• Directions
The material below holds a span beginning at the line with "Convert this chart to Chart.js code." and ending at the line with "function toPoints(xs, ys)". Quote that span exactly, both ends included, and only that span.
** START **
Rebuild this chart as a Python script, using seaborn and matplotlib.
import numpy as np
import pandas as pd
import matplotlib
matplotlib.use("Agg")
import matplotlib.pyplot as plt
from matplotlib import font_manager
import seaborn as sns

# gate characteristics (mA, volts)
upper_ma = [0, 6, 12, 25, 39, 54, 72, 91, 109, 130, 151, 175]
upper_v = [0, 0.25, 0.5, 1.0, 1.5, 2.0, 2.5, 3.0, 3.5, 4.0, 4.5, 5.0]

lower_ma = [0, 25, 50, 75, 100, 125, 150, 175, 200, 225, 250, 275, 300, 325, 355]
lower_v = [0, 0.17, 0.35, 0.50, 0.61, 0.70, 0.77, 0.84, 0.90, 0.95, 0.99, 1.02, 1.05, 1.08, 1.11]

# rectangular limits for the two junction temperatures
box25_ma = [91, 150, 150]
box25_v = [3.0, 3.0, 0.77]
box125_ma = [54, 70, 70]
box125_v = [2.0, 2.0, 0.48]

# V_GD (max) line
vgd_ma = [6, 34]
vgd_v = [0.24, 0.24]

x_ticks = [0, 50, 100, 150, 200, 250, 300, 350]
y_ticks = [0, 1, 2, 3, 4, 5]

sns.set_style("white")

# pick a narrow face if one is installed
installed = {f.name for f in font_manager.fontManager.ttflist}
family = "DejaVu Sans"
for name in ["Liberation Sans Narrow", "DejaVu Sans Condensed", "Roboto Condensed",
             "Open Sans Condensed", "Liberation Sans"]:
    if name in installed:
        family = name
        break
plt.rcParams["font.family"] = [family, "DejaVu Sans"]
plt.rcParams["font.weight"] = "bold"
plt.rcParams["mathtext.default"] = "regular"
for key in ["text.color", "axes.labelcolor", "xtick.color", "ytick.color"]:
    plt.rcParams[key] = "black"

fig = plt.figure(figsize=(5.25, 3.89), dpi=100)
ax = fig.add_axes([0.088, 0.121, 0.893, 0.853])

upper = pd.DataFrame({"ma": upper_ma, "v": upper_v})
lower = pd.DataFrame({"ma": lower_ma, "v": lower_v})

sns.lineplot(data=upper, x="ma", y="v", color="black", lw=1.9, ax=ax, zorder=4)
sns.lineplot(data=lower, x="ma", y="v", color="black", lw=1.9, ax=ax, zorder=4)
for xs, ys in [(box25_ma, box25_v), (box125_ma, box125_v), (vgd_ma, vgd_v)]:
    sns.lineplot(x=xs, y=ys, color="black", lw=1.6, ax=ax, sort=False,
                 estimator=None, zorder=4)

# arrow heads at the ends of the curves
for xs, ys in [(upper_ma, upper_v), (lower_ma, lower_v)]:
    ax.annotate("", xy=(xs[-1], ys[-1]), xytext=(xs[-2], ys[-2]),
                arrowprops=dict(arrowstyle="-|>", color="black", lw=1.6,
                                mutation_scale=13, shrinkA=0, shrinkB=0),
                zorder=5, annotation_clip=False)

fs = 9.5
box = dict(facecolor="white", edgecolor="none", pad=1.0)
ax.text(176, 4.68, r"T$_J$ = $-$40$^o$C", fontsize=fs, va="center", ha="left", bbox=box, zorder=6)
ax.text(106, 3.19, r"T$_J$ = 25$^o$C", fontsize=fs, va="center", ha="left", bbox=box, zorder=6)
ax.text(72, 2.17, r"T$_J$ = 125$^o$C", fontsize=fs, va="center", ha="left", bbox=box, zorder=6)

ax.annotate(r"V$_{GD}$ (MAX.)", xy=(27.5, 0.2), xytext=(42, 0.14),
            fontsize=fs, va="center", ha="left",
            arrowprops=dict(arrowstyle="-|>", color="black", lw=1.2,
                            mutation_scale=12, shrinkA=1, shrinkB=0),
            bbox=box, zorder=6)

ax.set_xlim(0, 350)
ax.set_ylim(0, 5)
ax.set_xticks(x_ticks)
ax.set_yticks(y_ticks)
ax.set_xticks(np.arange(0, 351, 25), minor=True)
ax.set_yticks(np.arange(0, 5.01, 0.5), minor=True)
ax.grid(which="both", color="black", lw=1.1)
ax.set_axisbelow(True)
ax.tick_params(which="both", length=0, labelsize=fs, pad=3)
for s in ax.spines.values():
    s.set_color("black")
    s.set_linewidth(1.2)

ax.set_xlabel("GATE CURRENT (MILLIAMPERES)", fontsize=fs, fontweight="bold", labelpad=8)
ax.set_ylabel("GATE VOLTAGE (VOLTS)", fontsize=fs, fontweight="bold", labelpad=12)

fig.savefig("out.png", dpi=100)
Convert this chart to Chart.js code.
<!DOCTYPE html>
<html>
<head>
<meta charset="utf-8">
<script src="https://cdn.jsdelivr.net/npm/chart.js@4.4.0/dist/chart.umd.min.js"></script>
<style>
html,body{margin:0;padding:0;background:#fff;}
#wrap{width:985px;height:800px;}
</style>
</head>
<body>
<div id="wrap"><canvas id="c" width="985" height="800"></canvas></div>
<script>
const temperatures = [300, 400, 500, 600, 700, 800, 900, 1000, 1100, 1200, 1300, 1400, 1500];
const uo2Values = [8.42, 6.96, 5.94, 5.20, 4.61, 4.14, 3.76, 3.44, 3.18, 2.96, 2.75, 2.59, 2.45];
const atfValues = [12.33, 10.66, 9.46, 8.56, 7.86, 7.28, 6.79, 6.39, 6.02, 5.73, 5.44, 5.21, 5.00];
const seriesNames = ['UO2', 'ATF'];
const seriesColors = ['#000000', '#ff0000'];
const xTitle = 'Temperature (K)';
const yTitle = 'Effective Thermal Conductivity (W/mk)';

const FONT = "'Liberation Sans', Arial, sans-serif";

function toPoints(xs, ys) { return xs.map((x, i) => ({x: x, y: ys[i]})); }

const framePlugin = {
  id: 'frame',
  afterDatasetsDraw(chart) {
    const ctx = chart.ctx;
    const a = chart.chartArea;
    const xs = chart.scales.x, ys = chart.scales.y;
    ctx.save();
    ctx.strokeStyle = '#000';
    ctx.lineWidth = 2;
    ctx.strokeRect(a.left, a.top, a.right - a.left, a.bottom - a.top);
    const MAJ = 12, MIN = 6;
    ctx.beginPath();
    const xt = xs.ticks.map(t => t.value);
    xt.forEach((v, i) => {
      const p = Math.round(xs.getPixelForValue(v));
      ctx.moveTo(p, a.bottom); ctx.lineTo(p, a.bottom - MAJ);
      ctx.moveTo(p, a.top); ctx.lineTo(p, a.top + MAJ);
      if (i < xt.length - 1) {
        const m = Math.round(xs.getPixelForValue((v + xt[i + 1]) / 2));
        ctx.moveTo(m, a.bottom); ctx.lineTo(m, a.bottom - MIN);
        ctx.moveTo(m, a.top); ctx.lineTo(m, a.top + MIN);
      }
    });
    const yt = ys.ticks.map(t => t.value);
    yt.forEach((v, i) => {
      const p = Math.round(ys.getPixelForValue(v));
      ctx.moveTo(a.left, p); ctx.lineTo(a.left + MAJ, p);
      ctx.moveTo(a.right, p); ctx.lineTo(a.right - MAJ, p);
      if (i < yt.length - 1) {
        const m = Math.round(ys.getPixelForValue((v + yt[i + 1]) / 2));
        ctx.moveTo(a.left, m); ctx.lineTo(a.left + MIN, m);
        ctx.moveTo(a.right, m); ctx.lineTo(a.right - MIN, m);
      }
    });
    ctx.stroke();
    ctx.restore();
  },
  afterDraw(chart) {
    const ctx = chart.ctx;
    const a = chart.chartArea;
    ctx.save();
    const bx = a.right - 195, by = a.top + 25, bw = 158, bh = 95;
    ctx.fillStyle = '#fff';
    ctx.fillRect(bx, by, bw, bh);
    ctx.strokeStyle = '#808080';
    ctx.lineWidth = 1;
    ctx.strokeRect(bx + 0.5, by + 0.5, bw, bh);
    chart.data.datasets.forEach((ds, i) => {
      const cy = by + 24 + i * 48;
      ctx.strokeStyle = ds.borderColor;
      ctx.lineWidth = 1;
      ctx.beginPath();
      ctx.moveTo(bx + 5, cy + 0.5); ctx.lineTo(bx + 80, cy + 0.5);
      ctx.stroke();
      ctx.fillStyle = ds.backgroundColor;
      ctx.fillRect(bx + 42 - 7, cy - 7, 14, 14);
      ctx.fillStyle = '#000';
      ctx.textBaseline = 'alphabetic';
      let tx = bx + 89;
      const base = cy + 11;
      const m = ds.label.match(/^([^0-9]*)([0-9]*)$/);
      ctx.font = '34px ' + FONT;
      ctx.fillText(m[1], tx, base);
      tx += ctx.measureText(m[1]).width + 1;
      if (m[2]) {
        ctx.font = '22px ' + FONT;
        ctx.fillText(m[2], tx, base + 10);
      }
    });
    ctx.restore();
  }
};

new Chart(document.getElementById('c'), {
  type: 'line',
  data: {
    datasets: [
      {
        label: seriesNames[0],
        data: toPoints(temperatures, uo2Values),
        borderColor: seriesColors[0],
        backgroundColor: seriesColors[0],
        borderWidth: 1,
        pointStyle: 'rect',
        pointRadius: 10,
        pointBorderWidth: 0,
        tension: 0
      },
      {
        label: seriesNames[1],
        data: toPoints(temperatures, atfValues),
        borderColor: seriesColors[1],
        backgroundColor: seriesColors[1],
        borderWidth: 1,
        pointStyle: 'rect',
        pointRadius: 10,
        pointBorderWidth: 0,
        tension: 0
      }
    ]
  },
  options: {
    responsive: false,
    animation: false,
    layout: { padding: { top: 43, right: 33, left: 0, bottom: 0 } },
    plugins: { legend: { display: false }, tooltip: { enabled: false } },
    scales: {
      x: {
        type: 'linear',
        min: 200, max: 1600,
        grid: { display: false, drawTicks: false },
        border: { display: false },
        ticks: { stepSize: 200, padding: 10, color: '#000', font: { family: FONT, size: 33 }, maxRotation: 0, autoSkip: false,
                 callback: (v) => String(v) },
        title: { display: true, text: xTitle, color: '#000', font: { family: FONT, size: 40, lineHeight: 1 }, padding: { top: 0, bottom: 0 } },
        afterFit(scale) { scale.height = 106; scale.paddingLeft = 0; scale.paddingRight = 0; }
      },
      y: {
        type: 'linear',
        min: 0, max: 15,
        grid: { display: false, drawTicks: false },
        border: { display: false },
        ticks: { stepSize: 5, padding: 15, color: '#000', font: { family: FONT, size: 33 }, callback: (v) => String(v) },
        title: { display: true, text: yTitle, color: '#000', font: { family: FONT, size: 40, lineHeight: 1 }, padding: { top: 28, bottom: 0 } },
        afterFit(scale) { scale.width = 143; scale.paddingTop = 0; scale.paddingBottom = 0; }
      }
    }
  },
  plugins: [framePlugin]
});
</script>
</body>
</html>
** END **
• In response
Convert this chart to Chart.js code.
<!DOCTYPE html>
<html>
<head>
<meta charset="utf-8">
<script src="https://cdn.jsdelivr.net/npm/chart.js@4.4.0/dist/chart.umd.min.js"></script>
<style>
html,body{margin:0;padding:0;background:#fff;}
#wrap{width:985px;height:800px;}
</style>
</head>
<body>
<div id="wrap"><canvas id="c" width="985" height="800"></canvas></div>
<script>
const temperatures = [300, 400, 500, 600, 700, 800, 900, 1000, 1100, 1200, 1300, 1400, 1500];
const uo2Values = [8.42, 6.96, 5.94, 5.20, 4.61, 4.14, 3.76, 3.44, 3.18, 2.96, 2.75, 2.59, 2.45];
const atfValues = [12.33, 10.66, 9.46, 8.56, 7.86, 7.28, 6.79, 6.39, 6.02, 5.73, 5.44, 5.21, 5.00];
const seriesNames = ['UO2', 'ATF'];
const seriesColors = ['#000000', '#ff0000'];
const xTitle = 'Temperature (K)';
const yTitle = 'Effective Thermal Conductivity (W/mk)';

const FONT = "'Liberation Sans', Arial, sans-serif";

function toPoints(xs, ys) { return xs.map((x, i) => ({x: x, y: ys[i]})); }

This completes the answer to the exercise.